* [The request]: Locate each line in the records containing "this". Copy it.

* [Entries shown]:
* start *
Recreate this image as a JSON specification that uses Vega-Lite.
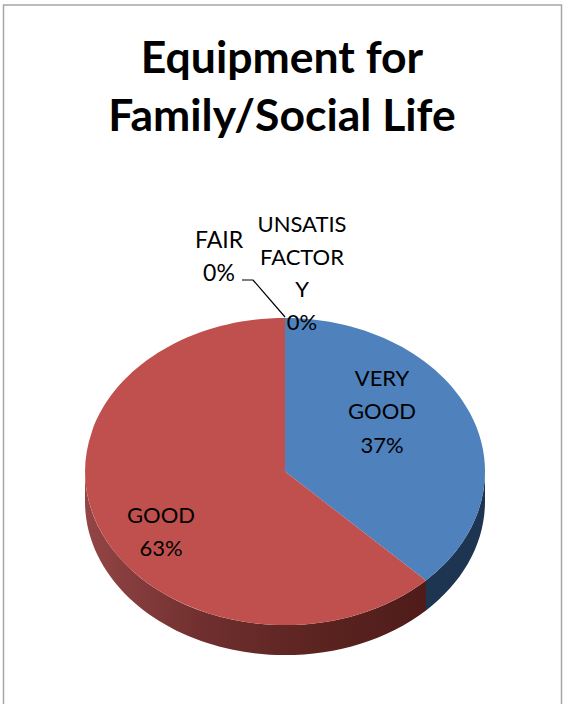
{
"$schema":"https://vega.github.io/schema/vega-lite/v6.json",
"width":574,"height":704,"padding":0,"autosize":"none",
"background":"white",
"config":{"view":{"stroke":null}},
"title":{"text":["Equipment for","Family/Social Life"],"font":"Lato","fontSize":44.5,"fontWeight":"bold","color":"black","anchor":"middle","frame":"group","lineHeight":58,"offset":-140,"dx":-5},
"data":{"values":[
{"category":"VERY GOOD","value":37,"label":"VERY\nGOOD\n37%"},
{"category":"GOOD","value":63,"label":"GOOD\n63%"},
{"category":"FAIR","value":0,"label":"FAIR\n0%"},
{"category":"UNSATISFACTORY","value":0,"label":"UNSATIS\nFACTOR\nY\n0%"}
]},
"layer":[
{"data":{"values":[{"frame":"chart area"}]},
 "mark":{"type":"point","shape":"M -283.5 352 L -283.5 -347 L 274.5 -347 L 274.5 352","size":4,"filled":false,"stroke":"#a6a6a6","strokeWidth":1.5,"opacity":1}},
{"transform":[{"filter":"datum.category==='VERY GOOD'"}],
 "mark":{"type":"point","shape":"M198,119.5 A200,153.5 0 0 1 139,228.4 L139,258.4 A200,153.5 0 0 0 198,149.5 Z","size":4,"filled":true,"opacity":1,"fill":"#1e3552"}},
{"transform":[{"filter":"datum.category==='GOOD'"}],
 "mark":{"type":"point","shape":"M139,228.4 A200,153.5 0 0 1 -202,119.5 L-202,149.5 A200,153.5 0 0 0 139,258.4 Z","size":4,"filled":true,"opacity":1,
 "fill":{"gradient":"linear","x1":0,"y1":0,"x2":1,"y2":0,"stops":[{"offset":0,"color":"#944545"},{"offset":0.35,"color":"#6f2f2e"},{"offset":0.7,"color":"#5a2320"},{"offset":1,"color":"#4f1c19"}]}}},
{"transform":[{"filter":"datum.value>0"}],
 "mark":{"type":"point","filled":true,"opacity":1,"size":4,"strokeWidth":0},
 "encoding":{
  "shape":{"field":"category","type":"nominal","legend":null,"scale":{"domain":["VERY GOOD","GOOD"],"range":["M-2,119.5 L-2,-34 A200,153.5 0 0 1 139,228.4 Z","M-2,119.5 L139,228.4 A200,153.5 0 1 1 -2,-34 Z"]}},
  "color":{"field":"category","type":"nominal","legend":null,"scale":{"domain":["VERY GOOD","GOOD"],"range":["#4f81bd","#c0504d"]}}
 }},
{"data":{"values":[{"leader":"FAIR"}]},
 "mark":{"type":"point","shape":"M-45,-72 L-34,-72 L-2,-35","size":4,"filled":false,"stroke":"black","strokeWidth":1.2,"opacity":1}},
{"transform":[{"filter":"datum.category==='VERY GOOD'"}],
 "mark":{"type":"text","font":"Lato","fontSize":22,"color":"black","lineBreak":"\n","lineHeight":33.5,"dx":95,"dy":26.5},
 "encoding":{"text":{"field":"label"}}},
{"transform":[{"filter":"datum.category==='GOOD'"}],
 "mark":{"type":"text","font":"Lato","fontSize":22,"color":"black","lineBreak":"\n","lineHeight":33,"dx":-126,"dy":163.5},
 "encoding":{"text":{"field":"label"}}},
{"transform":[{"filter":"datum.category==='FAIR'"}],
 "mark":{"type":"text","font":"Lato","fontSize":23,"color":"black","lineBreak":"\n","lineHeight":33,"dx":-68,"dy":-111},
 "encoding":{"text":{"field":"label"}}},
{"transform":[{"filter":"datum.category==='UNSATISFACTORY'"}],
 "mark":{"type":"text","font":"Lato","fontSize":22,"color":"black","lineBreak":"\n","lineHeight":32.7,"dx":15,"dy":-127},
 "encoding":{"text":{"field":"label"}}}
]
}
* end *
* start *
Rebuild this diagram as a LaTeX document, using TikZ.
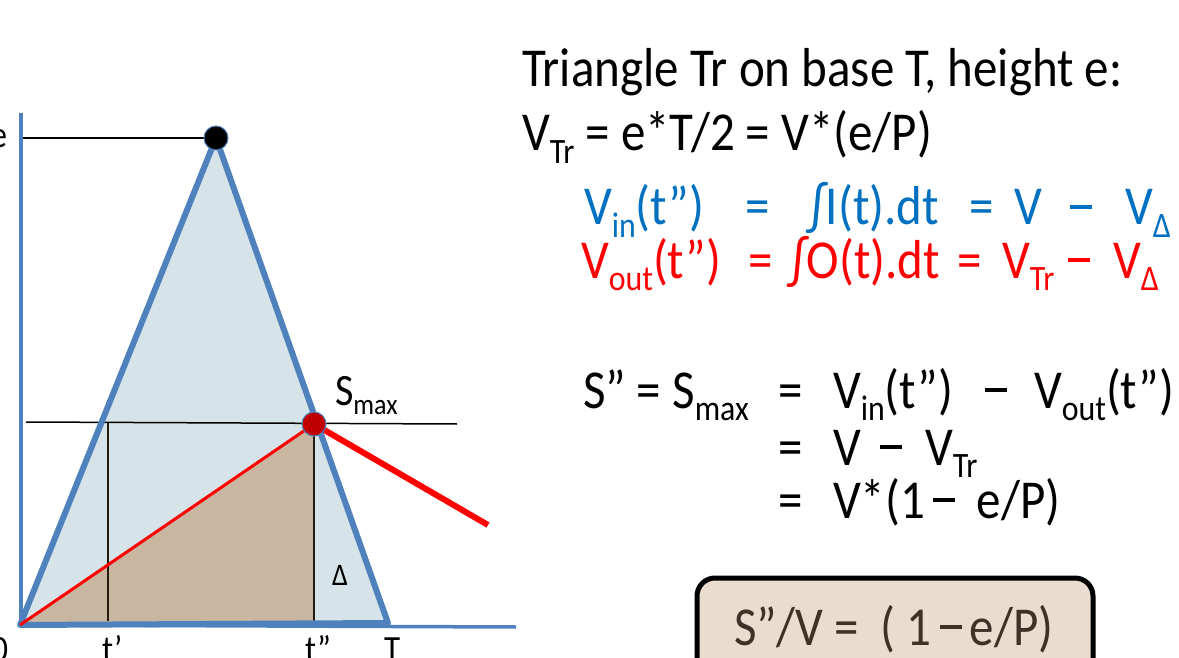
* end *
* [The response]:
Recreate this image as a JSON specification that uses Vega-Lite.
Rebuild this diagram as a LaTeX document, using TikZ.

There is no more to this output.